I do a lot of data scraping on the web, and one of the first things I look for is an API. Even if the platform doesn't provide a publicly documented API, generally they will probably have some sort of undocumented "private" API to facilitate client-server communication like search queries or other fun AJAX stuff without reloading the page.
In fact, because it's undocumented, there may be a lot of security-related issues that they might not think about, simply because it's not intended to be consumed by the public (but probably more likely, who likes to think about security?)
One thing I've noticed, as a web scraper, is generally how easy it is to make API requests myself.
Let's say you have a blog or other content system and you wanted to implement a search function, where the user enters a search query and then your server uses it to return a list of relevant results from the database.
After building your API, you might make a request like this on the client-side:
POST https://api.myblog.com/search query=scrape&type=tag
Which is intended to return all posts that are tagged with "scrape" in it. And then you proceed to test your API, verify that it works, and commit your code.
Fantastic, job well done. You release your feature, and now you can tag your posts and let people find them using tag search.
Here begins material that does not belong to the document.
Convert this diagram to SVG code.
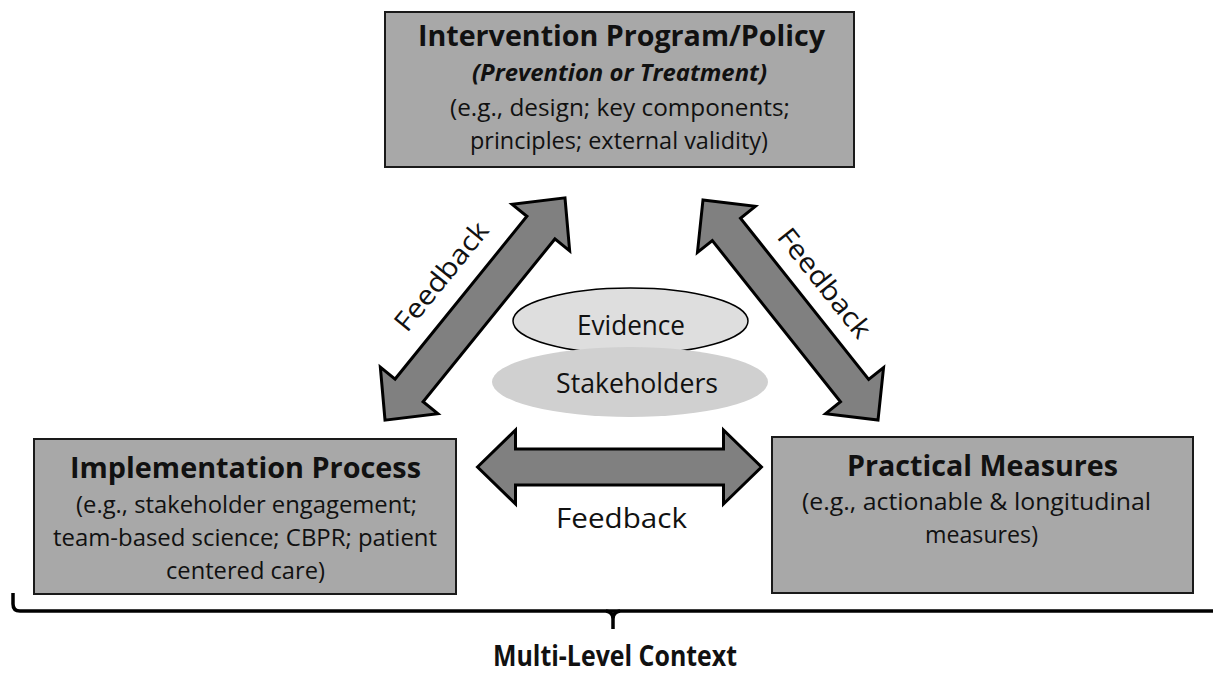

So now I come along and I wanted a list of all your posts on your site. Perhaps I want to build my own site that basically mirrors all of your content (think about all those instagram clones) so that I can enjoy some extra traffic without doing any work. All I really have to do is run a scraper periodically checking for new content and then download them to my own server.
To figure out how your site works, I would come to your blog, type in a search query, and hit submit. I would then notice that you make an API request and then proceed to take a look at how the request and responses are constructed:
- the headers, like cookies, origin, host, referer, user-agent, custom headers, etc
- the body, to see what data is sent
- any security features like CSRF tokens or authorization
Then I would replicate this request and send it from my own server, which bypasses CORS because CORS doesn't mean anything if I can spoof the origin. And also because a lot of people probably don't really understand CORS and set
Access-Control-Allow-Origin: * on their server anyways because half the answers on StackOverflow recommend it as a solution. Conceptually, it's not that difficult to understand and I highly recommend reading about it, maybe over at MDN.
I would start by trying different things. Maybe try something as simple as an empty string
POST https://api.myblog.com/search query=&type=tag
Maybe your search engine will match on EVERY tag and then give me everything in one shot.
Or I might try some wildcards, maybe
* hoping you don't sanitize your parameters (which can potentially open up a different world of hurt!)
POST https://api.myblog.com/search query=%&type=tag
Generally, depending on what country you're operating in, the law is on your side since your terms of service will include something about unauthorized access to API's. And if you don't, you probably should! But of course not everyone will respect the law, and depending on the kind of data you're working with, sometimes you might want to be a bit more proactive in preventing scrapers from taking all your data too quickly.
Just like how getting your database hacked and exposing millions of customer data would be a massive blow to your business even if you have the right to sue the hackers, you might not want to wait until it actually happens so that you can play your legal cards.
Unlike securing a database, you can't just stop people from making requests to your server. After all, how does one distinguish between a request from your website, and a request from a 3rd party client that I wrote in Ruby or Python or Java or straight-up curl?
I believe the goal in this case is to make scrapers work hard. The harder they have to work, the more requests they need to make, the slower the data collection process becomes, and the easier it is for you to flag it as suspicious activity and then take action automatically.
Depending on the nature of your content, you might for example enforce a minimum character limit and sanitize the inputs to avoid wild card operations on the server-side. Where you do your checks is important because I build my own requests, so any front-end validation is basically useless. Relying on the client to be honest is like giving me the key to your safe and hoping that I don't open it.
Other common examples in other applications I've seen include
limiting the number of requests per time interval (ie: request cooldowns). If your app users aren't intended to make 100 requests a second, don't let them.
Paginating your results. This is a pretty common strategy for various performance-related purposes (for better or worse), but combining it with request cooldowns, it can be pretty nice.
geofencing strategies, where search results are limited based on a provided location which could be the name of a region, or a pair of latitude, longitude coordinates. Might not apply to you, but if it does, really makes life hard for scrapers.
rate limiting, where you impose limits on the number of API requests that can be made before no more requests can be made. This is useful if requests must be authenticated with a token, possibly tied to a user account. This won't be effective if I'm hitting the server directly with the same token that your own client uses.
By effectively using filters and cooldowns, you can force scrapers to work hard to obtain your data instead of just coming in and then walking away with everything in 5 seconds!
Are there any techniques that you like to use to "secure" your data from scrapers? Or perhaps it's not necessary for the average app developer to think about?